The video was shared here on YouTube on August 23. It has been viewed over 200,000 times since.

The video features an interview with an indigenous medical practitioner named BA Rathnapala.

He claims: "Vaccination will cause an increase in variants... The correct approach to combating Covid-19 is to build immunity, not vaccines."

"This vaccination is killing people. This is a sinful act... The more you vaccinate, the more people will die."

Screenshot of the misleading post taken on August 31 2021

The video circulated online as local media reported the Sri Lankan government is mulling making Covid-19 vaccination cards mandatory for citizens to access public facilities.

The video was also shared on Facebook here, here and here.

But the claims in these posts are false, according to multiple health experts.

Not causing mutations

"There is no basis to claim the vaccine causes mutations of the novel coronavirus," Indika Karunathilake, Professor of Medical Education at the University of Colombo, told AFP on August 29.

"Since the beginning of time viruses have mutated, it is in their nature," Karunathilake said. "This process is independent of the vaccine."

"Mutations are created not based on whether or not a person is vaccinated," according to Chandima Jeewandara, Director of the Allergy, Immunology, and Cell Biology Unit of the Sri Jayewardenepura University, in this lecture.

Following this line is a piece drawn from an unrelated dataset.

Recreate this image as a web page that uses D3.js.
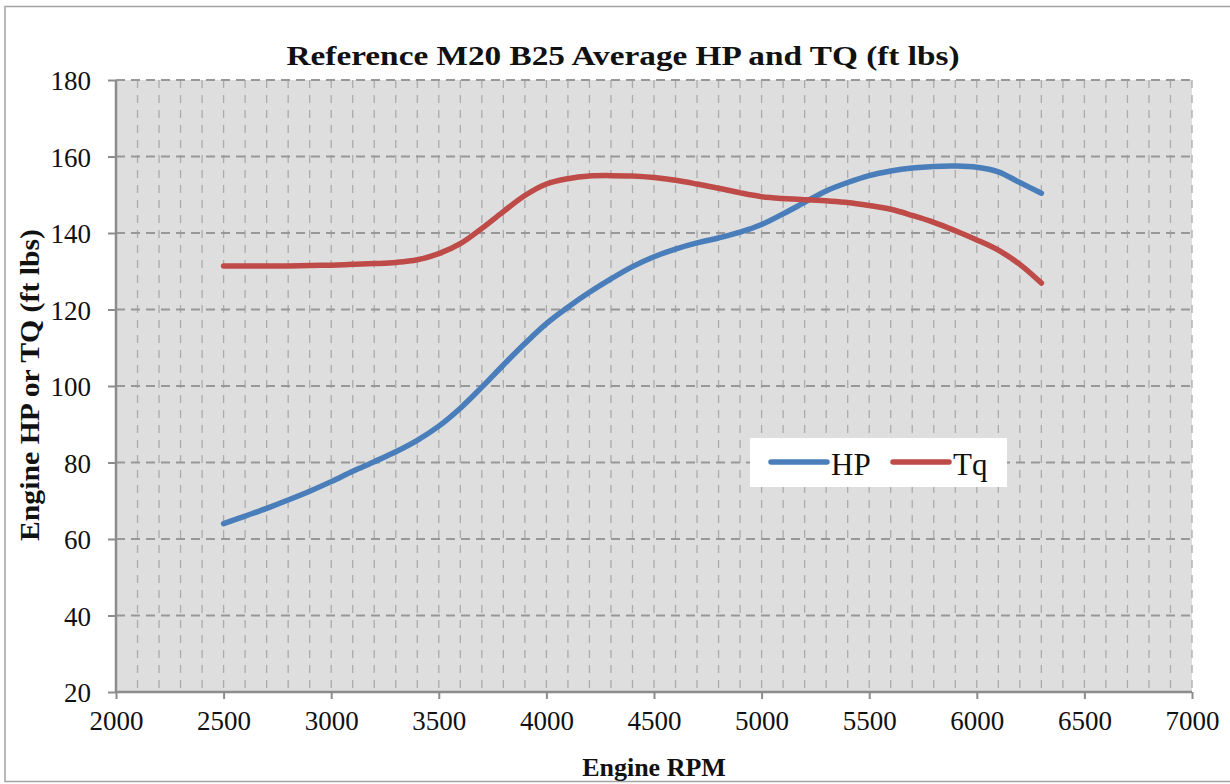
<!DOCTYPE html>
<html>
<head>
<meta charset="utf-8">
<script src="https://cdn.jsdelivr.net/npm/d3@7"></script>
<style>
  body { margin: 0; background: #fff; }
  svg { display: block; }
</style>
</head>
<body>
<svg id="chart" width="1230" height="784" font-family="Liberation Serif, DejaVu Serif, serif"></svg>
<script>
// rpm steps, every 100 rpm
const rpm = [2500, 2600, 2700, 2800, 2900, 3000, 3100, 3200, 3300, 3400,
             3500, 3600, 3700, 3800, 3900, 4000, 4100, 4200, 4300, 4400,
             4500, 4600, 4700, 4800, 4900, 5000, 5100, 5200, 5300, 5400,
             5500, 5600, 5700, 5800, 5900, 6000, 6100, 6200, 6300];

const hp = [64, 66, 68, 70.2, 72.5, 75, 77.7, 80.2, 82.8, 85.8,
            89.5, 94.2, 99.7, 105.5, 111.1, 116.3, 120.6, 124.5, 128, 131.2,
            133.8, 135.8, 137.4, 138.7, 140.2, 142.2, 145, 148, 151, 153.2,
            155, 156.2, 157, 157.4, 157.5, 157.2, 156, 153.2, 150.4];

const tq = [131.4, 131.4, 131.4, 131.4, 131.5, 131.6, 131.8, 132, 132.3, 133,
            134.6, 137.2, 141.2, 145.6, 149.8, 152.8, 154.2, 154.9, 155, 154.9,
            154.5, 153.8, 152.8, 151.7, 150.5, 149.5, 149, 148.7, 148.4, 148,
            147.2, 146.2, 144.6, 142.8, 140.6, 138.2, 135.5, 131.8, 126.9];

const xTicks = [2000, 2500, 3000, 3500, 4000, 4500, 5000, 5500, 6000, 6500, 7000];
const yTicks = [20, 40, 60, 80, 100, 120, 140, 160, 180];
const seriesNames = ["HP", "Tq"];
const seriesColors = ["#4a7ebb", "#be4b48"];

const svg = d3.select("#chart");
const margin = {top: 80, left: 116, right: 38, bottom: 92};
const width = 1230, height = 784;
const innerWidth = width - margin.left - margin.right;
const innerHeight = height - margin.top - margin.bottom;

const xScale = d3.scaleLinear().domain([2000, 7000]).range([0, innerWidth]);
const yScale = d3.scaleLinear().domain([20, 180]).range([innerHeight, 0]);

// outer frame (open on the right, like the cropped original)
svg.append("path")
    .attr("d", `M${width},6.5H5V781.5H${width}`)
    .attr("fill", "none")
    .attr("stroke", "#a3a3a3")
    .attr("stroke-width", 1.5);

const g = svg.append("g")
    .attr("transform", `translate(${margin.left}, ${margin.top})`);

// plot background
g.append("rect")
    .attr("width", innerWidth).attr("height", innerHeight)
    .attr("fill", "#dedede");

// vertical gridlines every 100 rpm
g.append("g")
    .selectAll("line")
    .data(d3.range(2100, 7001, 100))
    .enter().append("line")
        .attr("x1", d => xScale(d)).attr("x2", d => xScale(d))
        .attr("y1", 0).attr("y2", innerHeight)
        .attr("stroke", "#ababab")
        .attr("stroke-width", 1.3)
        .attr("stroke-dasharray", "8,7");

// horizontal gridlines
g.append("g")
    .selectAll("line")
    .data(yTicks.slice(1))
    .enter().append("line")
        .attr("x1", 0).attr("x2", innerWidth)
        .attr("y1", d => yScale(d)).attr("y2", d => yScale(d))
        .attr("stroke", "#989898")
        .attr("stroke-width", 2)
        .attr("stroke-dasharray", "9,6");

// axes
const xAxis = d3.axisBottom(xScale).tickValues(xTicks).tickFormat(d3.format("d"))
    .tickSize(7).tickPadding(12);
const yAxis = d3.axisLeft(yScale).tickValues(yTicks).tickSize(8).tickPadding(17);

const xg = g.append("g")
    .attr("transform", `translate(0, ${innerHeight})`)
    .call(xAxis);
const yg = g.append("g").call(yAxis);

[xg, yg].forEach(ax => {
    ax.attr("font-size", 27).attr("font-family", null);
    ax.select(".domain").attr("stroke", "#8c8c8c").attr("stroke-width", 2.5);
    ax.selectAll(".tick line").attr("stroke", "#8c8c8c").attr("stroke-width", 2);
    ax.selectAll(".tick text").attr("fill", "#111");
});
xg.select(".domain").attr("d", `M0,0H${innerWidth}`);
yg.select(".domain").attr("d", `M0,0V${innerHeight}`);
yg.selectAll(".tick text").attr("dy", "0.36em");

// lines
const genLine = (vals) => d3.line()
    .x((d, i) => xScale(rpm[i]))
    .y(d => yScale(d))
    .curve(d3.curveCatmullRom)(vals);

g.append("g")
    .attr("fill", "none")
    .attr("stroke-width", 5.5)
    .attr("stroke-linecap", "round")
    .attr("stroke-linejoin", "round")
    .selectAll("path")
    .data([hp, tq])
    .enter().append("path")
        .attr("d", d => genLine(d))
        .attr("stroke", (d, i) => seriesColors[i]);

// legend
const legend = svg.append("g").attr("transform", "translate(750, 438)");
legend.append("rect")
    .attr("width", 257).attr("height", 49)
    .attr("fill", "#fff");
const legendX = [21, 143];
seriesNames.forEach((name, i) => {
    legend.append("line")
        .attr("x1", legendX[i]).attr("x2", legendX[i] + 56)
        .attr("y1", 24).attr("y2", 24)
        .attr("stroke", seriesColors[i])
        .attr("stroke-width", 5.5)
        .attr("stroke-linecap", "round");
    legend.append("text")
        .attr("x", legendX[i] + 60).attr("y", 37)
        .attr("font-size", 31)
        .attr("fill", "#111")
        .text(name);
});

// title and axis labels
svg.append("text")
    .attr("x", 623).attr("y", 65)
    .attr("text-anchor", "middle")
    .attr("font-size", 27).attr("font-weight", "bold")
    .attr("fill", "#111")
    .attr("textLength", 673).attr("lengthAdjust", "spacingAndGlyphs")
    .text("Reference M20 B25 Average HP and TQ (ft lbs)");

svg.append("text")
    .attr("transform", "translate(39, 385) rotate(-90)")
    .attr("text-anchor", "middle")
    .attr("font-size", 27).attr("font-weight", "bold")
    .attr("fill", "#111")
    .attr("textLength", 312).attr("lengthAdjust", "spacingAndGlyphs")
    .text("Engine HP or TQ (ft lbs)");

svg.append("text")
    .attr("x", 654).attr("y", 776)
    .attr("text-anchor", "middle")
    .attr("font-size", 26).attr("font-weight", "bold")
    .attr("fill", "#111")
    .text("Engine RPM");
</script>
</body>
</html>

"A mutation is an inherent quality in the virus and vaccines are aimed at building our immunity," Jeewandara said.

AFP has previously debunked similar misleading claims that vaccinated people are "creating" coronavirus variants.

Vaccines prevent disease

Vaccines "support the natural immunity," Dr. L. P. A. Karunathilake, a senior lecturer of indigenous medicine at the University of Colombo, told AFP on August 27.

"It is misleading to claim that vaccines are a farce," he said.

"Based on what we know so far, vaccines are proving effective against existing variants, especially at preventing severe disease, hospitalization and death," according to the World Health Organization.

"Vaccines are likely staying effective against variants because of the broad immune response they cause, which means that virus changes or mutations are unlikely to make vaccines completely ineffective."